■ **Task**:
Begin with the first line of the material and write out each line exactly, ending with the line that contains "const bUrateTicks = [0, 500, 1000, 1500, 2000];". Pictures are not part of the copy.

■ **Supplied information**:
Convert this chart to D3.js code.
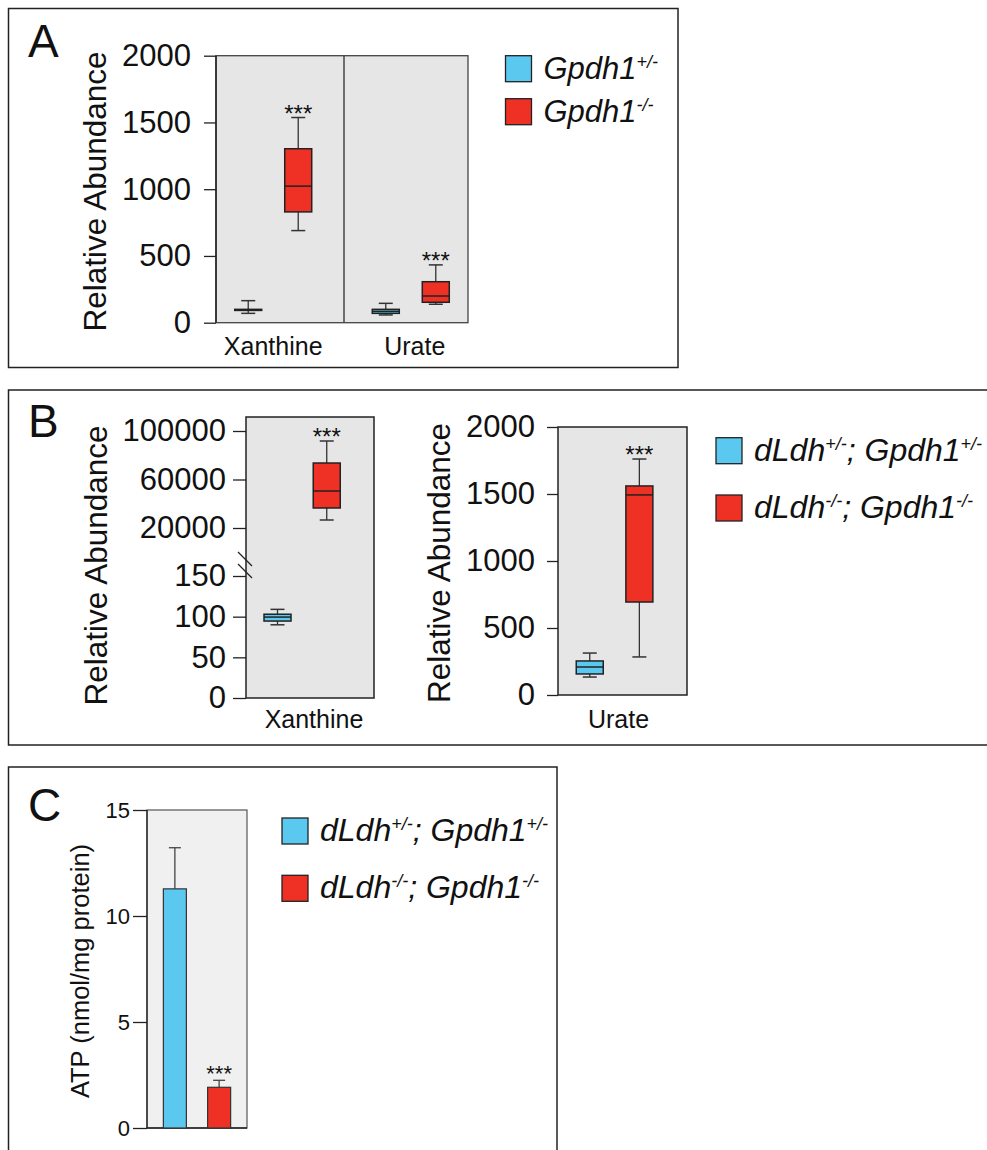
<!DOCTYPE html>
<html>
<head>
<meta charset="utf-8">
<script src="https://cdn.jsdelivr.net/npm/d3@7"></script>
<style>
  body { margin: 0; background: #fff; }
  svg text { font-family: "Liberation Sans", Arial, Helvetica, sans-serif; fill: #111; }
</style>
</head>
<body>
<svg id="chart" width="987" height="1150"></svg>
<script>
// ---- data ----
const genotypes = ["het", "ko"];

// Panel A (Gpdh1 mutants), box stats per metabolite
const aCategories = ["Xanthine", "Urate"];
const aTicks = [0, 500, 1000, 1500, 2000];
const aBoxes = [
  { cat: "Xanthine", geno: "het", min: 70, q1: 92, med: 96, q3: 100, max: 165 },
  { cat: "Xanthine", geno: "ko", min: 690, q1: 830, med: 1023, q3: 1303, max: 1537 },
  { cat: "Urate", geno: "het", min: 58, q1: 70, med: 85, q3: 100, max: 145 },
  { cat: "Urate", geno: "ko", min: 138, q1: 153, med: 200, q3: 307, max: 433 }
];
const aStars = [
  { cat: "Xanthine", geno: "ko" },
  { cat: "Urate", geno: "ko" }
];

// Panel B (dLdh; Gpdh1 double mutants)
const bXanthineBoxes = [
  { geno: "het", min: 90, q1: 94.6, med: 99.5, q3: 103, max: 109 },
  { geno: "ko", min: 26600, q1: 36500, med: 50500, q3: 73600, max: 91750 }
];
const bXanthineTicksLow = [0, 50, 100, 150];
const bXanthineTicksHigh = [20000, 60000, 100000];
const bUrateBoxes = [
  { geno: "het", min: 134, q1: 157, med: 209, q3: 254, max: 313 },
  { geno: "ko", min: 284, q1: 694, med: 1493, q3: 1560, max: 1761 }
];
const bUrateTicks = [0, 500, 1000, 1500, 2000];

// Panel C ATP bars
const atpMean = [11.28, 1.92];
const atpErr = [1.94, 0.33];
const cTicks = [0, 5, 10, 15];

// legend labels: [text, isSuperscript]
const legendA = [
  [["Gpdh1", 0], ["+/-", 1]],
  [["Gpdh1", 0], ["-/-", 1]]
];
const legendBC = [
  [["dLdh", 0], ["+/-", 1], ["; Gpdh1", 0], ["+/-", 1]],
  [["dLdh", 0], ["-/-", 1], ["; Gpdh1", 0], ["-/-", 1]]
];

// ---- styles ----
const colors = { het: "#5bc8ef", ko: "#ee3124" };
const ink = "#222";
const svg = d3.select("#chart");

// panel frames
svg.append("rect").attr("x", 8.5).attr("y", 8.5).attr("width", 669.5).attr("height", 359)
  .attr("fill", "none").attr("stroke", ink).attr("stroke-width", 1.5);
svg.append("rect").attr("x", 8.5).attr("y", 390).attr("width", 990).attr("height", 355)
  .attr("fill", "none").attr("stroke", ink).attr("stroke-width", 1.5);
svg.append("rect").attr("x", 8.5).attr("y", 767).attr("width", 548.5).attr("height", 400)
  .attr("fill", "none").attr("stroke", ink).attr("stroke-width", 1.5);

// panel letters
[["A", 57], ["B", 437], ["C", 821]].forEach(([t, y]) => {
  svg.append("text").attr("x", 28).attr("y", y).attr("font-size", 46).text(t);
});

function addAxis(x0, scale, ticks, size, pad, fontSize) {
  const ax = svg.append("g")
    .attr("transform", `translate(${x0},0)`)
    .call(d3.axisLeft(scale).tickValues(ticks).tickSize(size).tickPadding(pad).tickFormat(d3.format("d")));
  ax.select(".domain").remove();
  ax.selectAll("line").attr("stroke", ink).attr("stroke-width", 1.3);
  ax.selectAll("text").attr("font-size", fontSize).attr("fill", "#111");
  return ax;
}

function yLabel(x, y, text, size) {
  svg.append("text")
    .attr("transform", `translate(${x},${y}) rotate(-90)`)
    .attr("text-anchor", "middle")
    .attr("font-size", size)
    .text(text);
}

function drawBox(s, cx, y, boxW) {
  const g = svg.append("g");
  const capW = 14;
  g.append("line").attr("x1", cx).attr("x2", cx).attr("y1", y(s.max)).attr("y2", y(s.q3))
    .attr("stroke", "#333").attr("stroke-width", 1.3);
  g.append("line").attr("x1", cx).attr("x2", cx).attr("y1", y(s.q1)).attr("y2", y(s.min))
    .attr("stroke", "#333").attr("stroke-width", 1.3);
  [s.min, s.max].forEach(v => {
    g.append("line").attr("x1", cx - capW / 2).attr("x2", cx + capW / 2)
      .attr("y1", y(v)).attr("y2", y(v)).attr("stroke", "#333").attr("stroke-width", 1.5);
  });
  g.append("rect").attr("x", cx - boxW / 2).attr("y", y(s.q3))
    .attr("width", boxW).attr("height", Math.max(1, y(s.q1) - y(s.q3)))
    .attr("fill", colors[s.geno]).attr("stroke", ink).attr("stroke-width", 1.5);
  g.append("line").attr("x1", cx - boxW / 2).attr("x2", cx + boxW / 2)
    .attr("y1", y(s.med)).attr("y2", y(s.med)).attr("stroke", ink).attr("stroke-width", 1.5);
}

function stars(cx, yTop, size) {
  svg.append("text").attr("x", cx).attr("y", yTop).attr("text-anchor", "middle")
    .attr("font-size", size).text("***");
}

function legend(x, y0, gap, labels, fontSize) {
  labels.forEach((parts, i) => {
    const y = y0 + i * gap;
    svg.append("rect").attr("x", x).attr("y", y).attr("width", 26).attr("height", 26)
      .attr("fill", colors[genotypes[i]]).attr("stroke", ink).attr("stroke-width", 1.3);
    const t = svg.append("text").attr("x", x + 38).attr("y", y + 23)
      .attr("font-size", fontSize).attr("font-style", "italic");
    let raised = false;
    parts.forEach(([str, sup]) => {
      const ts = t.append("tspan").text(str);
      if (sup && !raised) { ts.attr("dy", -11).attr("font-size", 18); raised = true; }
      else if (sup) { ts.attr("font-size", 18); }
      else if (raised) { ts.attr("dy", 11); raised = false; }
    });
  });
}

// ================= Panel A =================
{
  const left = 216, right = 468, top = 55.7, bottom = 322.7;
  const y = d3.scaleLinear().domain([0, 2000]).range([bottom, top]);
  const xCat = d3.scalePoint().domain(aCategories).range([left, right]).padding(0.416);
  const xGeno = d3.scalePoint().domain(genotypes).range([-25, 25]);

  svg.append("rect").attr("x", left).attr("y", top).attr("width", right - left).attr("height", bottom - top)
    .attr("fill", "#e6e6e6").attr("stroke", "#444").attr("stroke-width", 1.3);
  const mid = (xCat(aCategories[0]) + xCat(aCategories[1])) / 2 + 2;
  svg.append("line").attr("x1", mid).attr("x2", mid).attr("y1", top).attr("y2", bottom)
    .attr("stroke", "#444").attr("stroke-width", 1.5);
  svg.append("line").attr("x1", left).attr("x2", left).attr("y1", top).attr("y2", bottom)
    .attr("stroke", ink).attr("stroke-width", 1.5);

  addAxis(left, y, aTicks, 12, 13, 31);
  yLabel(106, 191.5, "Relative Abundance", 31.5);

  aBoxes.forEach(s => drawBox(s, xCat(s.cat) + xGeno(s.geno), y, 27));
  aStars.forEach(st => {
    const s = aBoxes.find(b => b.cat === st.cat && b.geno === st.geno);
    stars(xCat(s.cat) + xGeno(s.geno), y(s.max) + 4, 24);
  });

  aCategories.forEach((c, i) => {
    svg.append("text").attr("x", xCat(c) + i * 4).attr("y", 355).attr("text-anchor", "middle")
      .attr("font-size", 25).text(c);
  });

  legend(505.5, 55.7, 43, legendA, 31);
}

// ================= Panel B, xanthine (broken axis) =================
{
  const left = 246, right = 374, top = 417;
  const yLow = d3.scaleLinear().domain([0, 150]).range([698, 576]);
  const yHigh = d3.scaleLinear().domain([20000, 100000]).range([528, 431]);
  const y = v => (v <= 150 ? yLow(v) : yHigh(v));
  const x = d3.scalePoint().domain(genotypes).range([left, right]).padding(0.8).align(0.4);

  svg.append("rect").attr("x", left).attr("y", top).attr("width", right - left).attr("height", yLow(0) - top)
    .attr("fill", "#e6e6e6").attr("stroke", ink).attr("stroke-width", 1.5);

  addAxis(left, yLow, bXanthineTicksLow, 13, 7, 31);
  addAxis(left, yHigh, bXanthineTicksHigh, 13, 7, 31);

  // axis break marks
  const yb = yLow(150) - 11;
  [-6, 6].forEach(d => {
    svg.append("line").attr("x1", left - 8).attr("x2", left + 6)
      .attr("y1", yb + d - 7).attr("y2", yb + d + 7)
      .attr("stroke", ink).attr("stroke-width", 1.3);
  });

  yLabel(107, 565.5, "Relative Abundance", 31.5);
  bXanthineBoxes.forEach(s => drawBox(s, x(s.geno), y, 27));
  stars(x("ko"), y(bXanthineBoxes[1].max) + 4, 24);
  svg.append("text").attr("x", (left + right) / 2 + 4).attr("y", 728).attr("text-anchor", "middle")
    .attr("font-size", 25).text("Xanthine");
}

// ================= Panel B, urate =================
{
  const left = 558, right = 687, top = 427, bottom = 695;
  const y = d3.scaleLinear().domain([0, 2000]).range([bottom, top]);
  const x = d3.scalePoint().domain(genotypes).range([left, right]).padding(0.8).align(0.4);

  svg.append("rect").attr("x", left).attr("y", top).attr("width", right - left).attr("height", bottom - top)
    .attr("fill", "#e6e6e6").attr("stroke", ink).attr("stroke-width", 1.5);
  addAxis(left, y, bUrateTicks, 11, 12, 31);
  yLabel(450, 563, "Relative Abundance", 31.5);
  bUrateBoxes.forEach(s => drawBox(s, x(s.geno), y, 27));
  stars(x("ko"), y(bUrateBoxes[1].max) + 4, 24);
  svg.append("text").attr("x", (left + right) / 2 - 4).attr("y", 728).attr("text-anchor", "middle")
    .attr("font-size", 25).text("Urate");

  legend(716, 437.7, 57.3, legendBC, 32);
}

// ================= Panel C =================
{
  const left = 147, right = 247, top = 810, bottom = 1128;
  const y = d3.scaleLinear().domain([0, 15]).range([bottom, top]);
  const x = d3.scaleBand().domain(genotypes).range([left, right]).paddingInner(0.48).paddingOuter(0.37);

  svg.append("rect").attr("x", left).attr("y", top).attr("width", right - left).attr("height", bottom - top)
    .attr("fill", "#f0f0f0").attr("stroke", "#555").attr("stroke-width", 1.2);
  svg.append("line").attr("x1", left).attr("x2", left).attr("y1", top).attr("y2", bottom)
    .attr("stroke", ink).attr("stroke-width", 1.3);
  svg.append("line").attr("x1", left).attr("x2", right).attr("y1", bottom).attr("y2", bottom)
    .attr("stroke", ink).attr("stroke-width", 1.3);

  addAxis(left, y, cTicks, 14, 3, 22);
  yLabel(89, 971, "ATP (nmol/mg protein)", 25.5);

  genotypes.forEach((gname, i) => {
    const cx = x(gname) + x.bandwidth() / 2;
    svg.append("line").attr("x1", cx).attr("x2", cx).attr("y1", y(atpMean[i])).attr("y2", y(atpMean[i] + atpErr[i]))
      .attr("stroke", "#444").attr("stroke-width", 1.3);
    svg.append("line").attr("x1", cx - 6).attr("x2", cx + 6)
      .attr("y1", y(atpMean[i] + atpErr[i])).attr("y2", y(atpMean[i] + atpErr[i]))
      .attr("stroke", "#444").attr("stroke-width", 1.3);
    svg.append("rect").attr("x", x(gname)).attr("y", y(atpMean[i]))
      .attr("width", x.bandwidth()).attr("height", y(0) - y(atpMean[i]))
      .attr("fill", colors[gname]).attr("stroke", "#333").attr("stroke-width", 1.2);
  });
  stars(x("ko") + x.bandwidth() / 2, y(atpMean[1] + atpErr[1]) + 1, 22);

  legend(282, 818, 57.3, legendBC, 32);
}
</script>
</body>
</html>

■ **Answer to the exercise**:
Convert this chart to D3.js code.
<!DOCTYPE html>
<html>
<head>
<meta charset="utf-8">
<script src="https://cdn.jsdelivr.net/npm/d3@7"></script>
<style>
  body { margin: 0; background: #fff; }
  svg text { font-family: "Liberation Sans", Arial, Helvetica, sans-serif; fill: #111; }
</style>
</head>
<body>
<svg id="chart" width="987" height="1150"></svg>
<script>
// ---- data ----
const genotypes = ["het", "ko"];

// Panel A (Gpdh1 mutants), box stats per metabolite
const aCategories = ["Xanthine", "Urate"];
const aTicks = [0, 500, 1000, 1500, 2000];
const aBoxes = [
  { cat: "Xanthine", geno: "het", min: 70, q1: 92, med: 96, q3: 100, max: 165 },
  { cat: "Xanthine", geno: "ko", min: 690, q1: 830, med: 1023, q3: 1303, max: 1537 },
  { cat: "Urate", geno: "het", min: 58, q1: 70, med: 85, q3: 100, max: 145 },
  { cat: "Urate", geno: "ko", min: 138, q1: 153, med: 200, q3: 307, max: 433 }
];
const aStars = [
  { cat: "Xanthine", geno: "ko" },
  { cat: "Urate", geno: "ko" }
];

// Panel B (dLdh; Gpdh1 double mutants)
const bXanthineBoxes = [
  { geno: "het", min: 90, q1: 94.6, med: 99.5, q3: 103, max: 109 },
  { geno: "ko", min: 26600, q1: 36500, med: 50500, q3: 73600, max: 91750 }
];
const bXanthineTicksLow = [0, 50, 100, 150];
const bXanthineTicksHigh = [20000, 60000, 100000];
const bUrateBoxes = [
  { geno: "het", min: 134, q1: 157, med: 209, q3: 254, max: 313 },
  { geno: "ko", min: 284, q1: 694, med: 1493, q3: 1560, max: 1761 }
];
const bUrateTicks = [0, 500, 1000, 1500, 2000];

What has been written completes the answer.